**WORK TO DO**
Render the following material again verbatim, leaving nothing out.

**DATA EXTRACT**
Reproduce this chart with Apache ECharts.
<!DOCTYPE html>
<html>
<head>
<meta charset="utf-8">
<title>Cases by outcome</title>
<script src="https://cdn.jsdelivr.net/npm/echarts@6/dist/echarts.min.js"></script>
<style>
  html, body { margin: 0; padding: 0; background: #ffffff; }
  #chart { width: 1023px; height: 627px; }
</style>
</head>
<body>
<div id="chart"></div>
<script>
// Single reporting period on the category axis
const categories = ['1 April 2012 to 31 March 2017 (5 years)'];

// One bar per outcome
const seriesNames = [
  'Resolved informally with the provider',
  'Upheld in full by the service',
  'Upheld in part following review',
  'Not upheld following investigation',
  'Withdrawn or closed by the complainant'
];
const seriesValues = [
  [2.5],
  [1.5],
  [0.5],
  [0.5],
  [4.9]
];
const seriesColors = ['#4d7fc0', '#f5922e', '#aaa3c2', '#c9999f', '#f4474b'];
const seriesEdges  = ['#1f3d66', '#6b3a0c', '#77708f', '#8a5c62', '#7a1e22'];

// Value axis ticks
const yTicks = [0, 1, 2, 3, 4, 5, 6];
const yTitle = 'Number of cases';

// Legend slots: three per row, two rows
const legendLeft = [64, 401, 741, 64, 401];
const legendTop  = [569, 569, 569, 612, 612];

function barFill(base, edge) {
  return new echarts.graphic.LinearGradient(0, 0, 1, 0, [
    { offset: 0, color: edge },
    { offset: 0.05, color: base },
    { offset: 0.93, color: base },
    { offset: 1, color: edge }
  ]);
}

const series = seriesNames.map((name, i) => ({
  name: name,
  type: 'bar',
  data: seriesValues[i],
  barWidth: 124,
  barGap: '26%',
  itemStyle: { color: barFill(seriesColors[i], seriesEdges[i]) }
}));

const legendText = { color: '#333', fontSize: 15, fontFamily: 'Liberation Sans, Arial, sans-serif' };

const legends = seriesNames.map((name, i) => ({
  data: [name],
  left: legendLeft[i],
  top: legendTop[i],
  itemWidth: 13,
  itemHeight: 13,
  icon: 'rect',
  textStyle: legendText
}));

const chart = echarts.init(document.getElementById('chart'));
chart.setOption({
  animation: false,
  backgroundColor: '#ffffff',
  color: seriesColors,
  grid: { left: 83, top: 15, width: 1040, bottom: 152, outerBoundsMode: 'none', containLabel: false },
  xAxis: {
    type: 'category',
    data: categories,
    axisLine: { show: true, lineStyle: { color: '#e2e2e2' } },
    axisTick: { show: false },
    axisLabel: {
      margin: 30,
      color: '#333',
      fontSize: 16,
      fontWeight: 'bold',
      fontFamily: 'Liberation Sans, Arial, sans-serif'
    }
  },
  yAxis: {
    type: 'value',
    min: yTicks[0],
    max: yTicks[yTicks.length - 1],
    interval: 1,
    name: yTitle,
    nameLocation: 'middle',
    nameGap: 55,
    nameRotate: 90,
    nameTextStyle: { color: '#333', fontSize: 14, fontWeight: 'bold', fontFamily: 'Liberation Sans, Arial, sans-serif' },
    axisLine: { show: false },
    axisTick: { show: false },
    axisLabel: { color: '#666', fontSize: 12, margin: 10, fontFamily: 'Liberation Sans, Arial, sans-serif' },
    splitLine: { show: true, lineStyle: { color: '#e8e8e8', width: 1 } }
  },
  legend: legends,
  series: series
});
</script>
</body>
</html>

**COMPLETED TASK**
Reproduce this chart with Apache ECharts.
<!DOCTYPE html>
<html>
<head>
<meta charset="utf-8">
<title>Cases by outcome</title>
<script src="https://cdn.jsdelivr.net/npm/echarts@6/dist/echarts.min.js"></script>
<style>
  html, body { margin: 0; padding: 0; background: #ffffff; }
  #chart { width: 1023px; height: 627px; }
</style>
</head>
<body>
<div id="chart"></div>
<script>
// Single reporting period on the category axis
const categories = ['1 April 2012 to 31 March 2017 (5 years)'];

// One bar per outcome
const seriesNames = [
  'Resolved informally with the provider',
  'Upheld in full by the service',
  'Upheld in part following review',
  'Not upheld following investigation',
  'Withdrawn or closed by the complainant'
];
const seriesValues = [
  [2.5],
  [1.5],
  [0.5],
  [0.5],
  [4.9]
];
const seriesColors = ['#4d7fc0', '#f5922e', '#aaa3c2', '#c9999f', '#f4474b'];
const seriesEdges  = ['#1f3d66', '#6b3a0c', '#77708f', '#8a5c62', '#7a1e22'];

// Value axis ticks
const yTicks = [0, 1, 2, 3, 4, 5, 6];
const yTitle = 'Number of cases';

// Legend slots: three per row, two rows
const legendLeft = [64, 401, 741, 64, 401];
const legendTop  = [569, 569, 569, 612, 612];

function barFill(base, edge) {
  return new echarts.graphic.LinearGradient(0, 0, 1, 0, [
    { offset: 0, color: edge },
    { offset: 0.05, color: base },
    { offset: 0.93, color: base },
    { offset: 1, color: edge }
  ]);
}

const series = seriesNames.map((name, i) => ({
  name: name,
  type: 'bar',
  data: seriesValues[i],
  barWidth: 124,
  barGap: '26%',
  itemStyle: { color: barFill(seriesColors[i], seriesEdges[i]) }
}));

const legendText = { color: '#333', fontSize: 15, fontFamily: 'Liberation Sans, Arial, sans-serif' };

const legends = seriesNames.map((name, i) => ({
  data: [name],
  left: legendLeft[i],
  top: legendTop[i],
  itemWidth: 13,
  itemHeight: 13,
  icon: 'rect',
  textStyle: legendText
}));

const chart = echarts.init(document.getElementById('chart'));
chart.setOption({
  animation: false,
  backgroundColor: '#ffffff',
  color: seriesColors,
  grid: { left: 83, top: 15, width: 1040, bottom: 152, outerBoundsMode: 'none', containLabel: false },
  xAxis: {
    type: 'category',
    data: categories,
    axisLine: { show: true, lineStyle: { color: '#e2e2e2' } },
    axisTick: { show: false },
    axisLabel: {
      margin: 30,
      color: '#333',
      fontSize: 16,
      fontWeight: 'bold',
      fontFamily: 'Liberation Sans, Arial, sans-serif'
    }
  },
  yAxis: {
    type: 'value',
    min: yTicks[0],
    max: yTicks[yTicks.length - 1],
    interval: 1,
    name: yTitle,
    nameLocation: 'middle',
    nameGap: 55,
    nameRotate: 90,
    nameTextStyle: { color: '#333', fontSize: 14, fontWeight: 'bold', fontFamily: 'Liberation Sans, Arial, sans-serif' },
    axisLine: { show: false },
    axisTick: { show: false },
    axisLabel: { color: '#666', fontSize: 12, margin: 10, fontFamily: 'Liberation Sans, Arial, sans-serif' },
    splitLine: { show: true, lineStyle: { color: '#e8e8e8', width: 1 } }
  },
  legend: legends,
  series: series
});
</script>
</body>
</html>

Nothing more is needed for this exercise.